Reputation: 5043
I'm looking at things that can distinguish a blog from a normal website. These are things that a program needs to be able identify from the html of a website or particular features that a site supports. For eg. pings. The same for news websites.
I'm working on a blog/news monitor program and it will index sites to automatically determine if it is a blog or a news site and then monitor user feedback in comments etc on posts from sites that it determines to be of a blog or news nature.
So what i'm really after is suggestions on what i can use or look out for in identifying these sites.
It's going to be a desktop app written in java so if you have any code specifics in java that'll be great.
thanks in advance
Upvotes: 1
Views: 83
Reputation: 3732
Look for a discoverable RSS or Atom feed, which should be present on a blog or serially-updated news site.
Upvotes: 0
Reputation: 33082
You can search the page for the word "blog", as this will probably be present. Specifically, you can look for it in parts of the HTML page, or exclude parts - like links. This will give you a decent starting point.

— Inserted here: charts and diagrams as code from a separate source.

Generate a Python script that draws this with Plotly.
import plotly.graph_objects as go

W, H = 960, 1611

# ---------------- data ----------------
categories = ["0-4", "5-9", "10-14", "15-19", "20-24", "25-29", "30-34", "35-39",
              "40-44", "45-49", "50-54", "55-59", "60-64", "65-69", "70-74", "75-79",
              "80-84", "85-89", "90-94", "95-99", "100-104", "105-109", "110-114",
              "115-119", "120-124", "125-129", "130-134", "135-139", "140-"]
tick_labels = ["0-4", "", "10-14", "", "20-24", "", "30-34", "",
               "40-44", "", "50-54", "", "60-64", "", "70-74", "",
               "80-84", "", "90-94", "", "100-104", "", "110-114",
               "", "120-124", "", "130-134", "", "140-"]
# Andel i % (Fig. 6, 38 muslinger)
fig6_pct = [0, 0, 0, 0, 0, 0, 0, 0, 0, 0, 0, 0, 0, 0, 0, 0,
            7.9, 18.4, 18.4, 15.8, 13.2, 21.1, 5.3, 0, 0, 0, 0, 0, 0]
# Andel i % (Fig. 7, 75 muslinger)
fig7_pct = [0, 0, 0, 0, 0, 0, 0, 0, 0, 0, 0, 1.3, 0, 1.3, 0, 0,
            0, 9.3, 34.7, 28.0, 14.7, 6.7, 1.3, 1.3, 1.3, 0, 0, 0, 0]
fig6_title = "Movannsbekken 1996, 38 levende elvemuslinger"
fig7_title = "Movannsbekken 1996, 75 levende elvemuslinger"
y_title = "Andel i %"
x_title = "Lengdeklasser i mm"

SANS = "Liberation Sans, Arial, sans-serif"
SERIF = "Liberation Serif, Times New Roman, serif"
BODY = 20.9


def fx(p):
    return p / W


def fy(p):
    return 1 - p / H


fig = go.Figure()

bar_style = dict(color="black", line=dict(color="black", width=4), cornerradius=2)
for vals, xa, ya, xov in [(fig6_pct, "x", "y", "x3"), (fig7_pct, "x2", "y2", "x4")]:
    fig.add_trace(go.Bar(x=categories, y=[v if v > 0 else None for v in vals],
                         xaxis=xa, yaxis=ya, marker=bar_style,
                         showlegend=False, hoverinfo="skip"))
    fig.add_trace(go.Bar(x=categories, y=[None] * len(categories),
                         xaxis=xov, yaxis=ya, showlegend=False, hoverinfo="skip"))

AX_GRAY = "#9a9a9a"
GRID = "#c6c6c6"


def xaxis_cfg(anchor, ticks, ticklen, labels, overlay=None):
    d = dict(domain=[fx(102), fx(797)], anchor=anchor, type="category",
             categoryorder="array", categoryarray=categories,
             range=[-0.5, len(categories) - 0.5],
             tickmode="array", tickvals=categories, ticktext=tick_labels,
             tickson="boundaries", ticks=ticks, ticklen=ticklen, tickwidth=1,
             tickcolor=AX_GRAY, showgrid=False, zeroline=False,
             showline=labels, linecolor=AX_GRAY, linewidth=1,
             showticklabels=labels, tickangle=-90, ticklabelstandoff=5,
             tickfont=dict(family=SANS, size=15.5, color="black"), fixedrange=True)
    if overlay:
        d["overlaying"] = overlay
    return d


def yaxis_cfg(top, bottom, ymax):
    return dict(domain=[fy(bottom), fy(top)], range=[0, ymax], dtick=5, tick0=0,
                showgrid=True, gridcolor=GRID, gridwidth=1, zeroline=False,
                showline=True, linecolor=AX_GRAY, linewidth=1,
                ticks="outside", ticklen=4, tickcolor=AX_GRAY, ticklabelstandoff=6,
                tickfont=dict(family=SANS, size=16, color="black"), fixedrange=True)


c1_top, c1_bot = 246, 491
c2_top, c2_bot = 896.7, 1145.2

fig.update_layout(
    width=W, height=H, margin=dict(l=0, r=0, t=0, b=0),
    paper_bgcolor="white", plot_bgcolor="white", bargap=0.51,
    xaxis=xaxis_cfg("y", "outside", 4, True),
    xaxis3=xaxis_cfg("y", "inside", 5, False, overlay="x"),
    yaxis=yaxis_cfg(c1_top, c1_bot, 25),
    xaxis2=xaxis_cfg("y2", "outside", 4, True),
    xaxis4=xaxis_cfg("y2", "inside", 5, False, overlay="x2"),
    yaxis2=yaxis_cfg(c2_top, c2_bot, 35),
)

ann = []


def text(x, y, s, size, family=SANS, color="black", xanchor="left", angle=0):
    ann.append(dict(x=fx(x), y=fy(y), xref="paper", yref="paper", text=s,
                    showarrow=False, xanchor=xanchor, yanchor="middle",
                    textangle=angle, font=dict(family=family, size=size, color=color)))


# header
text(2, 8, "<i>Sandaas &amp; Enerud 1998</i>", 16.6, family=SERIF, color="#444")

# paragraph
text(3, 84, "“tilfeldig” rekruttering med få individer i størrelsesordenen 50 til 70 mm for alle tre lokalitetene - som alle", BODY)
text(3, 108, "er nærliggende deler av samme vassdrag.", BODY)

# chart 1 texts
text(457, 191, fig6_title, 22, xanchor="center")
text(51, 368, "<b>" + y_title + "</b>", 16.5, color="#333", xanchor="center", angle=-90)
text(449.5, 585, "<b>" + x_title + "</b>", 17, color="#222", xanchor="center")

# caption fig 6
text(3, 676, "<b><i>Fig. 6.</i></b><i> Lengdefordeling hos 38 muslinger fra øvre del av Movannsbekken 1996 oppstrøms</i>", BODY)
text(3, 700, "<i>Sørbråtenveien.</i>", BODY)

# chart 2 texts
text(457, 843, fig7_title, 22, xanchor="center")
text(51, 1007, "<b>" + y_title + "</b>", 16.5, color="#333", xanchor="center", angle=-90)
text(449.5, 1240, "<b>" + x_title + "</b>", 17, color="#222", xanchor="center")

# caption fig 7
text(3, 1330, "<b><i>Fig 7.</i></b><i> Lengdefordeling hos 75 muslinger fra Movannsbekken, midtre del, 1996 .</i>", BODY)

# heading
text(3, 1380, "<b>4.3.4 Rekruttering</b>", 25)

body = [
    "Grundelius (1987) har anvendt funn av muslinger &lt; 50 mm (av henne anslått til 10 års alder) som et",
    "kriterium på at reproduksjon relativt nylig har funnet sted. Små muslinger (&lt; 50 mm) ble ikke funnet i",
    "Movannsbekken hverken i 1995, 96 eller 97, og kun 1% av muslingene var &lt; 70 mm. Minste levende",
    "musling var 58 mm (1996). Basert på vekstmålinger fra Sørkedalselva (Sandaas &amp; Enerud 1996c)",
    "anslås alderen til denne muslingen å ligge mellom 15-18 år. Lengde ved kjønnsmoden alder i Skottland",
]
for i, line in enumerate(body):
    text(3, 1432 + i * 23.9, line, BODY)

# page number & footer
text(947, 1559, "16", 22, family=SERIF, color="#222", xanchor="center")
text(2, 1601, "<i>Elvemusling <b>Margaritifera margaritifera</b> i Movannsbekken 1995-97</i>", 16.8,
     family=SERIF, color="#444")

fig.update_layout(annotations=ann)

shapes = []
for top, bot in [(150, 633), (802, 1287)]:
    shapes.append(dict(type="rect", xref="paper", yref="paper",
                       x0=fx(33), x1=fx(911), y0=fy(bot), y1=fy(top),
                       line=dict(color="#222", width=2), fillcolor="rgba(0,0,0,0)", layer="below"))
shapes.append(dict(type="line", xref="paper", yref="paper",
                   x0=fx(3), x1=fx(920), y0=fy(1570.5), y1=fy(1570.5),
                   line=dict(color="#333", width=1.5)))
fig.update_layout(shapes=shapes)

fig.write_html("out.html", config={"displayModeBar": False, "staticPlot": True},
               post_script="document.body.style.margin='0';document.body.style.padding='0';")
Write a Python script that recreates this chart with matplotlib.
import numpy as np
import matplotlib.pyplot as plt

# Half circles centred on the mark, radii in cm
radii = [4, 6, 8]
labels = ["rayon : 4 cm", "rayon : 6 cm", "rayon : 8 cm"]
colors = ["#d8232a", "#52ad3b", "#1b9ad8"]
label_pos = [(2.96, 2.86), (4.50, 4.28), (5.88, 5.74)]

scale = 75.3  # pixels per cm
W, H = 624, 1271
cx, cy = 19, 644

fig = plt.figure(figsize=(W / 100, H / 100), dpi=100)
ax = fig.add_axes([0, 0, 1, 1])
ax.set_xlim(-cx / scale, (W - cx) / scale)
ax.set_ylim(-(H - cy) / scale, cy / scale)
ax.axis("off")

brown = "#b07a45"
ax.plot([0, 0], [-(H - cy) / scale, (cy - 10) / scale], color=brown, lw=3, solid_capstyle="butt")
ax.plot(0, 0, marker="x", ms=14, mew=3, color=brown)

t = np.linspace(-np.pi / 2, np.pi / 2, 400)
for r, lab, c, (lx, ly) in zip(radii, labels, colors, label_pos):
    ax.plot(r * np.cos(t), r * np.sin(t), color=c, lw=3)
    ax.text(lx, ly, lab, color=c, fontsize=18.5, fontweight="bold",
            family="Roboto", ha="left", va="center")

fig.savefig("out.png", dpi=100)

Ultimately, though, this is something that will have to be done manually. You should construct an interface for people to specify if it's a blog or news site, or different features of it, when the site is submitted. Then you should create a database of sites and features, and flag them so that you or another administrator can review them and make changes. Once you do this for a site, you'll never need to do it again, so for example http://*.wordpress.com/ is all going to be blogs.
Some features you can automatically detect or get a pretty good chance of detecting, but ultimately you will need a manual review.
Upvotes: 1